Minnesota-based roommate-matcher Rumi also plans to expand beyond state lines. But its spokesman, Bach Parker, wrote via email that it would not elaborate on those plans, concerned that it cannot precisely answer what its services will look like in different locales.
In southern California, said Trevizo-Reinoso of Easterseals, demand for roommate arrangements is high. But prohibitive, and still soaring, housing costs make it even harder to find a place for people with disabilities and roommates with whom they’ve already been matched. The average monthly Supplemental Security Income benefit for the disabled is $1,200, she said.
“Even if you have two people and $2,400, an apartment can cost you as much as $1,800 to $2,000,” she said. “So, most of their money goes into housing and housing is limited for people with limited credit. Sometimes it can take us three to six months to help somebody find an apartment.”
Having a roommate can be “life-changing”
McCarthy said the roommate model has been life-changing for her.
As a kid, envied how easily her brothers made friends. She wondered if she would ever enjoy those kinds of relationships.
“I just didn’t really have very many friends and I just felt really isolated,” she said. “I didn’t really feel, like, besides my parents, anybody else could really support me and help me through the challenges of life.”
Three people with disabilities are what L’Arche calls core members of her house, which also includes one person without disabilities who is called an assistant.
McCarthy can quickly list off which of her roommates love to dance, which is big into Bruce Springsteen and which one “gives, literally, the biggest hugs.”
“Meghan’s probably the most popular gal in all of our community,” said Vanessa Henry, director of community life for L’Arche North Boston. “Every core member and assistant is trying to get a little time with Meghan.”

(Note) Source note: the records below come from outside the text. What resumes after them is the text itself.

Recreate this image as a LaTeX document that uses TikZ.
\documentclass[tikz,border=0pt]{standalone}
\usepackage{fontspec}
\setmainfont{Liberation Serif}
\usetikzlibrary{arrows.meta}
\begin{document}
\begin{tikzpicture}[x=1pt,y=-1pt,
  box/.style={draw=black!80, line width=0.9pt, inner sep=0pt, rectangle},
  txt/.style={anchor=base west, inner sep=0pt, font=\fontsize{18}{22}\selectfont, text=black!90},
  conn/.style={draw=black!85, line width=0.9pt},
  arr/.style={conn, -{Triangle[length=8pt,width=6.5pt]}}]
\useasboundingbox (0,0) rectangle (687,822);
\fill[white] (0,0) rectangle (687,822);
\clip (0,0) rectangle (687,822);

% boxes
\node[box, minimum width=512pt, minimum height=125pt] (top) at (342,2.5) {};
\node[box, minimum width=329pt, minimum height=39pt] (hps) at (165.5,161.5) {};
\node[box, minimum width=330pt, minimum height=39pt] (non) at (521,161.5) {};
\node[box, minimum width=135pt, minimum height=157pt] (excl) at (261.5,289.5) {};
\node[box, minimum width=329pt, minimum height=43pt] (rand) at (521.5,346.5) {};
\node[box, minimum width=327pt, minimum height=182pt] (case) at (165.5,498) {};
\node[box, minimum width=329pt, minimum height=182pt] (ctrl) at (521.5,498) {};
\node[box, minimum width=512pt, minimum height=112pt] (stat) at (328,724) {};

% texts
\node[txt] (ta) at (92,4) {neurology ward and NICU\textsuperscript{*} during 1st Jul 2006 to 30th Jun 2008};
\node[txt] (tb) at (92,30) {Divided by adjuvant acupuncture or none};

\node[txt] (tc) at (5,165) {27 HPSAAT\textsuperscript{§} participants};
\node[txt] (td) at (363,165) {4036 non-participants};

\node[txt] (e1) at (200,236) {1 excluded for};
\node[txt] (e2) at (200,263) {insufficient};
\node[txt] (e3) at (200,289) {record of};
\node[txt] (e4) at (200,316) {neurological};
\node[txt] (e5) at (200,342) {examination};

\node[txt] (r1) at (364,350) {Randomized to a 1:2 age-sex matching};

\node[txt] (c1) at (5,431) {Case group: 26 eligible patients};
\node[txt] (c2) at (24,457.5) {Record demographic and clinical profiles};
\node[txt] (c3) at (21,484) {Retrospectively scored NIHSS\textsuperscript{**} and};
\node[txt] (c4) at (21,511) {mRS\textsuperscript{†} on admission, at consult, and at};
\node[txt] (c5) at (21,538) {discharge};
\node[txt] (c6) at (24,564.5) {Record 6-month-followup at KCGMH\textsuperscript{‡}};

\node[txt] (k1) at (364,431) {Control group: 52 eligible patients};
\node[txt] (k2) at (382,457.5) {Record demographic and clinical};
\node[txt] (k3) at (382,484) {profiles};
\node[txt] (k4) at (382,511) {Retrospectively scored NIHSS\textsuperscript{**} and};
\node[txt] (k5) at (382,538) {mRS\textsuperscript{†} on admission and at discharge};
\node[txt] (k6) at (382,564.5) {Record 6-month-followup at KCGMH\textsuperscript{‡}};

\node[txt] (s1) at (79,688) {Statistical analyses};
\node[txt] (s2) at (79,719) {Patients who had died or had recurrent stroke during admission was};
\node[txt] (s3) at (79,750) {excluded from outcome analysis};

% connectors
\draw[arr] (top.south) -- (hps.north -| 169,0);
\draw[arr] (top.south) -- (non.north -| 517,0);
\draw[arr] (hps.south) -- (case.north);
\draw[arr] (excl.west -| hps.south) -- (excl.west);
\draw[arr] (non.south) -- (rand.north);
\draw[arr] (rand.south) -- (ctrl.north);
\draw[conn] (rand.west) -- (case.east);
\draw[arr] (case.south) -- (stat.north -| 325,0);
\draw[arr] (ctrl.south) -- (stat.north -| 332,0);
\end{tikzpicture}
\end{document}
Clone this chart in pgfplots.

Henry said L’Arche residents have a wide range of disabilities. While the assistants help with their care, the intention is to avoid a hierarchy of staffed caregivers and disabled recipients of that care. Instead, the aim is to, “live in fellowship” as friends who help each other, according to their needs. =
McCarthy said she was fortunate to find L’Arche.
“My service coordinator reached out to my mom and told me all about it, how wonderful it was and how I could make so many friends,” McCarthy recalled. “She just said ‘I’d really love for you guys to go check them out. It’s a really cool place.’ I would say, for the most part, it’s been awesome ever since.”